Zulily (NASDAQ:ZU) needed to deliver upside to consensus projections in the fourth quarter, and the magnitude of the top- and bottom-line beat was more than adequate.. The doubling of the active customer base year-to-year is encouraging, and the leverage on marketing spending highlights that there is still significant untapped demand. Flow-through to profitability on higher revenues was exceptional; adjusted EBITDA were double consensus estimates. The superior financial characteristics of the model are exemplified by the tripling of free cash flow year to year.
The outlook for 2014 integrates the outperformance from the fourth quarter, and we believe there is further upside potential to these revised projections. The product offering connects with the consumer for impulse and gift giving, whereas competitors are search oriented and commodities based, with price and speed of delivery the central focus.
Zulily reported fourth-quarter adjusted EBITDA of $17.8 million, roughly $9 million higher than consensus, driven by better-than-expected top-line results. Total revenues increased 100% year to year, to $257.0 million, significantly better than the consensus of $225.3 million. The revenue upside was driven by a higher average active customer count, which came in 220,000 higher than estimates, and revenue per customer of $81 was also better than the $76 estimate.
The better revenue led to higher gross profit, which was $7 million higher than forecasts. Most impressive, the company leveraged marketing expenses by 200 basis points (to 6.6% of sales). The company also saw 80 basis points of leverage on the SG&A line, which came in 140 basis points better than expectations.

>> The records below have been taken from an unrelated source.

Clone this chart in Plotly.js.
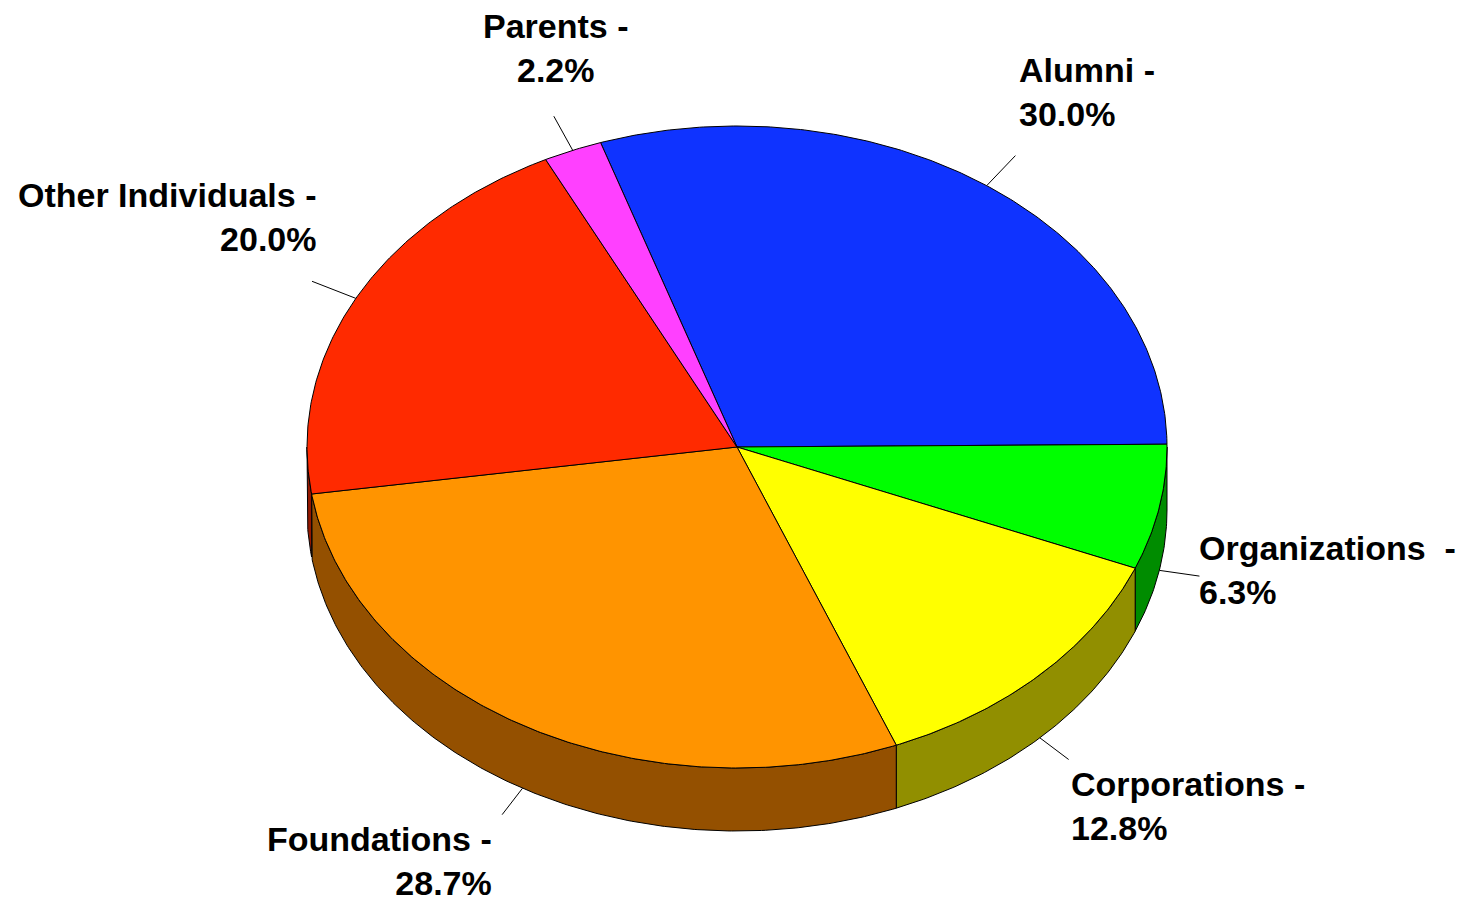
<!DOCTYPE html>
<html>
<head>
<meta charset="utf-8">
<script src="https://cdn.plot.ly/plotly-3.0.1.min.js"></script>
<style>html,body{margin:0;padding:0;background:#fff;}#chart{width:1467px;height:898px;}</style>
</head>
<body>
<div id="chart"></div>
<script>
// ---- data ----
const categories = ['Alumni', 'Organizations', 'Corporations', 'Foundations', 'Other Individuals', 'Parents'];
const values = [30.0, 6.3, 12.8, 28.7, 20.0, 2.2];
const labelNames = ['Alumni -', 'Organizations\u00a0 -', 'Corporations -', 'Foundations -', 'Other Individuals -', 'Parents -'];
const topColors = ['#0F33FF', '#00FF00', '#FFFF00', '#FF9400', '#FF2A00', '#FF40FF'];
const sideColors = ['#08198C', '#008C00', '#918F00', '#945000', '#941800', '#942594'];

// ---- geometry (layout) ----
const W = 1467, H = 898;
const cx = 737, cy = 447, rx = 430, ry = 321, depth = 63;
const startAngle = 108.5; // degrees, slices go clockwise
const total = values.reduce((a, b) => a + b, 0);
const rad = d => d * Math.PI / 180;
const px = (t) => cx + rx * Math.cos(rad(t));
const py = (t, dz) => cy - ry * Math.sin(rad(t)) + (dz || 0);

function arc(a0, a1, dz) {
  const xs = [], ys = [];
  const n = Math.max(2, Math.ceil(Math.abs(a0 - a1) / 0.5));
  for (let i = 0; i <= n; i++) {
    const t = a0 + (a1 - a0) * i / n;
    xs.push(px(t)); ys.push(py(t, dz));
  }
  return [xs, ys];
}

const traces = [];
const annotations = [];
const slices = [];
let a = startAngle;
values.forEach((v, i) => {
  const a0 = a, a1 = a - v / total * 360;
  slices.push({ a0, a1, i });
  a = a1;
});

// side walls (visible front part: angle in [-180, 0])
slices.forEach(s => {
  const hi = Math.min(s.a0, 0), lo = Math.max(s.a1, -180);
  if (hi > lo) {
    const [tx, ty] = arc(hi, lo, 0);
    const [bx, by] = arc(lo, hi, depth);
    traces.push({
      type: 'scatter', mode: 'lines', x: tx.concat(bx, [tx[0]]), y: ty.concat(by, [ty[0]]),
      fill: 'toself', fillcolor: sideColors[s.i], line: { color: '#000', width: 1 },
      hoverinfo: 'skip', showlegend: false
    });
  }
});

// top faces
slices.forEach(s => {
  const [ax, ay] = arc(s.a0, s.a1, 0);
  traces.push({
    type: 'scatter', mode: 'lines', x: [cx].concat(ax, [cx]), y: [cy].concat(ay, [cy]),
    fill: 'toself', fillcolor: topColors[s.i], line: { color: '#000', width: 1 },
    name: categories[s.i], hoverinfo: 'name', showlegend: false
  });
});

// leader lines + labels
slices.forEach(s => {
  const m = (s.a0 + s.a1) / 2;
  const c = Math.cos(rad(m)), sn = Math.sin(rad(m));
  const dz = sn < 0 ? depth : 0;
  const x0 = px(m), y0 = py(m, dz);
  const ccy = cy + dz;
  const f = sn < -0.3 || Math.abs(sn) <= 0.3 ? 1.095 : 1.115;
  const x1 = cx + (x0 - cx) * f, y1 = ccy + (y0 - ccy) * f;
  traces.push({
    type: 'scatter', mode: 'lines', x: [x0, x1], y: [y0, y1],
    line: { color: '#000', width: 1 }, hoverinfo: 'skip', showlegend: false
  });
  const xanchor = c > 0.4 ? 'left' : (c < -0.4 ? 'right' : 'center');
  const yanchor = sn > 0.3 ? 'bottom' : (sn < -0.3 ? 'top' : 'middle');
  let xs = 0, ys = 0;
  if (yanchor === 'bottom') { ys = xanchor === 'center' ? 25 : 21; xs = xanchor === 'right' ? 6 : 2; }
  if (yanchor === 'top') { ys = -3; xs = xanchor === 'left' ? 0 : -8; }
  if (yanchor === 'middle') { ys = 6; xs = -2; }
  annotations.push({
    x: x1, y: y1, xref: 'x', yref: 'y', showarrow: false,
    text: labelNames[s.i] + '<br>' + values[s.i].toFixed(1) + '%',
    xanchor: xanchor, yanchor: yanchor, align: xanchor === 'center' ? 'center' : xanchor,
    xshift: xs, yshift: ys,
    font: { family: 'Liberation Sans, Arial, sans-serif', size: 34, color: '#000', weight: 700 }
  });
});

const layout = {
  width: W, height: H,
  margin: { l: 0, r: 0, t: 0, b: 0 },
  paper_bgcolor: '#fff', plot_bgcolor: '#fff',
  xaxis: { range: [0, W], visible: false, fixedrange: true },
  yaxis: { range: [H, 0], visible: false, fixedrange: true },
  showlegend: false,
  annotations: annotations
};

Plotly.newPlot('chart', traces, layout, { displayModeBar: false, staticPlot: true });
</script>
</body>
</html>
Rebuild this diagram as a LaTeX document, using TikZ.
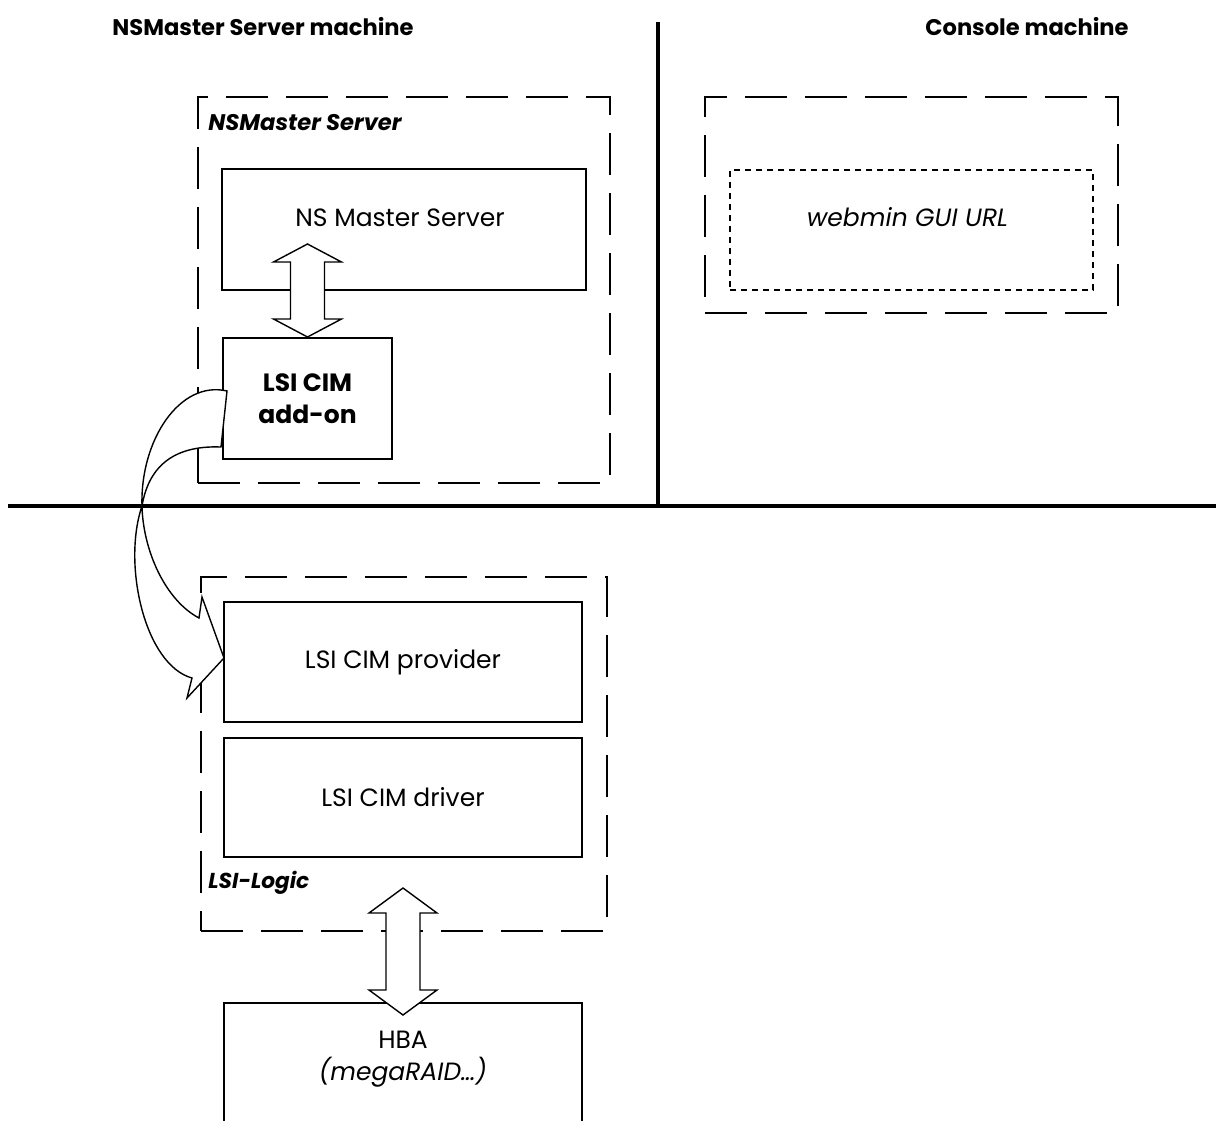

Zulily expects 2014 revenue to be in the range of $1.10 billion to $1.15 billion (58% to 65% growth) versus the current consensus projection of $1.11 billion. Adjusted EBITDA are expected to be in the range of $45.0 million to $55.0 million versus the current consensus forecast of $46.8 million. Embedded in this outlook is relatively flat gross margins and marketing expenses of a little more than 8% of sales.